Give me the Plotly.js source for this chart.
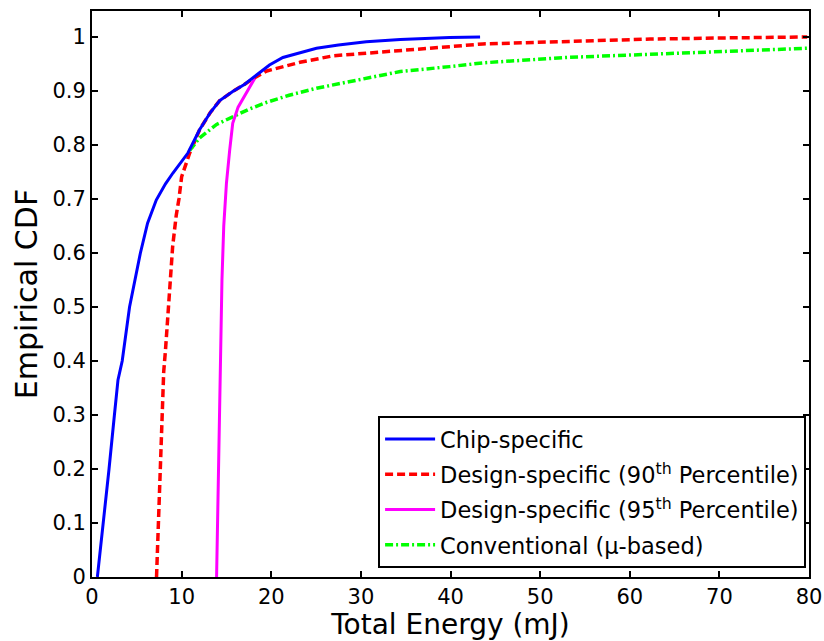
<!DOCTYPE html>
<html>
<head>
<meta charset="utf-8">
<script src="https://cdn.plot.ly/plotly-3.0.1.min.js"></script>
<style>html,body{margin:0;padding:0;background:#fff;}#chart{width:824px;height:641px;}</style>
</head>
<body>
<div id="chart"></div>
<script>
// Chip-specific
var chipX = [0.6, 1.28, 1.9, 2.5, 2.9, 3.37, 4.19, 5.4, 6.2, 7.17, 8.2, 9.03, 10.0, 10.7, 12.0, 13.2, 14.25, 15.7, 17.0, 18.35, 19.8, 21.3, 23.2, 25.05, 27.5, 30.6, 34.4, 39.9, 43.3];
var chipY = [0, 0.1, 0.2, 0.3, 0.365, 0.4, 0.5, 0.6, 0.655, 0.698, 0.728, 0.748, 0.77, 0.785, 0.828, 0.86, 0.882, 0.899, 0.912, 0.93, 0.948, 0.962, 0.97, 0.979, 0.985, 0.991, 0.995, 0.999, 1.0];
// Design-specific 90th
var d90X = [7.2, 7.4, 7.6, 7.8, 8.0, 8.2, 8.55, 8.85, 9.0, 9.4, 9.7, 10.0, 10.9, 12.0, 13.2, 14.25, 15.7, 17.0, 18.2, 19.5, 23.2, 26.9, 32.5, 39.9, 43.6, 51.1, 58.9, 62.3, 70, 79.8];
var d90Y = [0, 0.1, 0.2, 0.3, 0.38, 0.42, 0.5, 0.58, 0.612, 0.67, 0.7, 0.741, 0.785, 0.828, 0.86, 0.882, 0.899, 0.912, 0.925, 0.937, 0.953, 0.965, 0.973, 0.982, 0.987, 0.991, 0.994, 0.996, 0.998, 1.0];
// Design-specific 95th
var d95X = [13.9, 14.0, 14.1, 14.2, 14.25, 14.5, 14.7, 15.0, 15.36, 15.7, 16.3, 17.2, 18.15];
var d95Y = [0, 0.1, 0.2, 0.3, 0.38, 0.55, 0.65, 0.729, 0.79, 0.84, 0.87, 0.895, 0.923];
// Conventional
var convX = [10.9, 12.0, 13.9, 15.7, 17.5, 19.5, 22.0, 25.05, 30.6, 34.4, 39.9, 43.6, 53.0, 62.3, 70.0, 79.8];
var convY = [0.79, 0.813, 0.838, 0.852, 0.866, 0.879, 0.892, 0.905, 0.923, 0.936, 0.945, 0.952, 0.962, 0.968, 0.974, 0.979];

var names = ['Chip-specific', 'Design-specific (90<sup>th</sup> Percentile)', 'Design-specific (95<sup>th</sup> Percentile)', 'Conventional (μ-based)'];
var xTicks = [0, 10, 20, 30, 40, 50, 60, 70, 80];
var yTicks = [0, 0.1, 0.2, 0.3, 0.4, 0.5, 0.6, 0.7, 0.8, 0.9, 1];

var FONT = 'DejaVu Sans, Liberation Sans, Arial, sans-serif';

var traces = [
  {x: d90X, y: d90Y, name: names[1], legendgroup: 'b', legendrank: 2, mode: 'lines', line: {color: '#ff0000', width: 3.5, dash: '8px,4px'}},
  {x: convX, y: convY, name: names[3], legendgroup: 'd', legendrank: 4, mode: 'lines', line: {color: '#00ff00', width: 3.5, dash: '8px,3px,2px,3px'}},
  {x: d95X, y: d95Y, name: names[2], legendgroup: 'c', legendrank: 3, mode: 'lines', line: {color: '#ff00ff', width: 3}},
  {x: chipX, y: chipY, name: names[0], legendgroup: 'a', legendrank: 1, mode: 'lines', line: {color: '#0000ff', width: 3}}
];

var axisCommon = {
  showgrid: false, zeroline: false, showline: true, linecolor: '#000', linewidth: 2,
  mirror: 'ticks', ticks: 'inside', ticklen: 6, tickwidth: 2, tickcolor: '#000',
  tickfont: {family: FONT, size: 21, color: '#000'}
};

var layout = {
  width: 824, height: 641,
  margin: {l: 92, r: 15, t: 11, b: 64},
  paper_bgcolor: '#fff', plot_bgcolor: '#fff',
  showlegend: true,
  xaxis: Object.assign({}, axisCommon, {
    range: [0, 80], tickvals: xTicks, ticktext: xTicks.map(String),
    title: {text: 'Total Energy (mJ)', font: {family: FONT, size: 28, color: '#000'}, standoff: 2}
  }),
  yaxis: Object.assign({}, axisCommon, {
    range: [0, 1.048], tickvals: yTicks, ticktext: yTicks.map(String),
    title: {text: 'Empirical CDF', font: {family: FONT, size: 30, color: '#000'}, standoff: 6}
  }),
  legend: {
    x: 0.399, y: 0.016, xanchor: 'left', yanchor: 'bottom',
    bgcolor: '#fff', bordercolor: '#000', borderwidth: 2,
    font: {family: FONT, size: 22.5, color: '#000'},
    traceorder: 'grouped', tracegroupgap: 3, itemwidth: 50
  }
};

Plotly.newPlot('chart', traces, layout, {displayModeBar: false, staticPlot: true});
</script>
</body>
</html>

• • • • • • •

Repeat the data above exactly, but not the pictures.

COMPLETE OUTPUT ->
Give me the Plotly.js source for this chart.
<!DOCTYPE html>
<html>
<head>
<meta charset="utf-8">
<script src="https://cdn.plot.ly/plotly-3.0.1.min.js"></script>
<style>html,body{margin:0;padding:0;background:#fff;}#chart{width:824px;height:641px;}</style>
</head>
<body>
<div id="chart"></div>
<script>
// Chip-specific
var chipX = [0.6, 1.28, 1.9, 2.5, 2.9, 3.37, 4.19, 5.4, 6.2, 7.17, 8.2, 9.03, 10.0, 10.7, 12.0, 13.2, 14.25, 15.7, 17.0, 18.35, 19.8, 21.3, 23.2, 25.05, 27.5, 30.6, 34.4, 39.9, 43.3];
var chipY = [0, 0.1, 0.2, 0.3, 0.365, 0.4, 0.5, 0.6, 0.655, 0.698, 0.728, 0.748, 0.77, 0.785, 0.828, 0.86, 0.882, 0.899, 0.912, 0.93, 0.948, 0.962, 0.97, 0.979, 0.985, 0.991, 0.995, 0.999, 1.0];
// Design-specific 90th
var d90X = [7.2, 7.4, 7.6, 7.8, 8.0, 8.2, 8.55, 8.85, 9.0, 9.4, 9.7, 10.0, 10.9, 12.0, 13.2, 14.25, 15.7, 17.0, 18.2, 19.5, 23.2, 26.9, 32.5, 39.9, 43.6, 51.1, 58.9, 62.3, 70, 79.8];
var d90Y = [0, 0.1, 0.2, 0.3, 0.38, 0.42, 0.5, 0.58, 0.612, 0.67, 0.7, 0.741, 0.785, 0.828, 0.86, 0.882, 0.899, 0.912, 0.925, 0.937, 0.953, 0.965, 0.973, 0.982, 0.987, 0.991, 0.994, 0.996, 0.998, 1.0];
// Design-specific 95th
var d95X = [13.9, 14.0, 14.1, 14.2, 14.25, 14.5, 14.7, 15.0, 15.36, 15.7, 16.3, 17.2, 18.15];
var d95Y = [0, 0.1, 0.2, 0.3, 0.38, 0.55, 0.65, 0.729, 0.79, 0.84, 0.87, 0.895, 0.923];
// Conventional
var convX = [10.9, 12.0, 13.9, 15.7, 17.5, 19.5, 22.0, 25.05, 30.6, 34.4, 39.9, 43.6, 53.0, 62.3, 70.0, 79.8];
var convY = [0.79, 0.813, 0.838, 0.852, 0.866, 0.879, 0.892, 0.905, 0.923, 0.936, 0.945, 0.952, 0.962, 0.968, 0.974, 0.979];

var names = ['Chip-specific', 'Design-specific (90<sup>th</sup> Percentile)', 'Design-specific (95<sup>th</sup> Percentile)', 'Conventional (μ-based)'];
var xTicks = [0, 10, 20, 30, 40, 50, 60, 70, 80];
var yTicks = [0, 0.1, 0.2, 0.3, 0.4, 0.5, 0.6, 0.7, 0.8, 0.9, 1];

var FONT = 'DejaVu Sans, Liberation Sans, Arial, sans-serif';

var traces = [
  {x: d90X, y: d90Y, name: names[1], legendgroup: 'b', legendrank: 2, mode: 'lines', line: {color: '#ff0000', width: 3.5, dash: '8px,4px'}},
  {x: convX, y: convY, name: names[3], legendgroup: 'd', legendrank: 4, mode: 'lines', line: {color: '#00ff00', width: 3.5, dash: '8px,3px,2px,3px'}},
  {x: d95X, y: d95Y, name: names[2], legendgroup: 'c', legendrank: 3, mode: 'lines', line: {color: '#ff00ff', width: 3}},
  {x: chipX, y: chipY, name: names[0], legendgroup: 'a', legendrank: 1, mode: 'lines', line: {color: '#0000ff', width: 3}}
];

var axisCommon = {
  showgrid: false, zeroline: false, showline: true, linecolor: '#000', linewidth: 2,
  mirror: 'ticks', ticks: 'inside', ticklen: 6, tickwidth: 2, tickcolor: '#000',
  tickfont: {family: FONT, size: 21, color: '#000'}
};

var layout = {
  width: 824, height: 641,
  margin: {l: 92, r: 15, t: 11, b: 64},
  paper_bgcolor: '#fff', plot_bgcolor: '#fff',
  showlegend: true,
  xaxis: Object.assign({}, axisCommon, {
    range: [0, 80], tickvals: xTicks, ticktext: xTicks.map(String),
    title: {text: 'Total Energy (mJ)', font: {family: FONT, size: 28, color: '#000'}, standoff: 2}
  }),
  yaxis: Object.assign({}, axisCommon, {
    range: [0, 1.048], tickvals: yTicks, ticktext: yTicks.map(String),
    title: {text: 'Empirical CDF', font: {family: FONT, size: 30, color: '#000'}, standoff: 6}
  }),
  legend: {
    x: 0.399, y: 0.016, xanchor: 'left', yanchor: 'bottom',
    bgcolor: '#fff', bordercolor: '#000', borderwidth: 2,
    font: {family: FONT, size: 22.5, color: '#000'},
    traceorder: 'grouped', tracegroupgap: 3, itemwidth: 50
  }
};

Plotly.newPlot('chart', traces, layout, {displayModeBar: false, staticPlot: true});
</script>
</body>
</html>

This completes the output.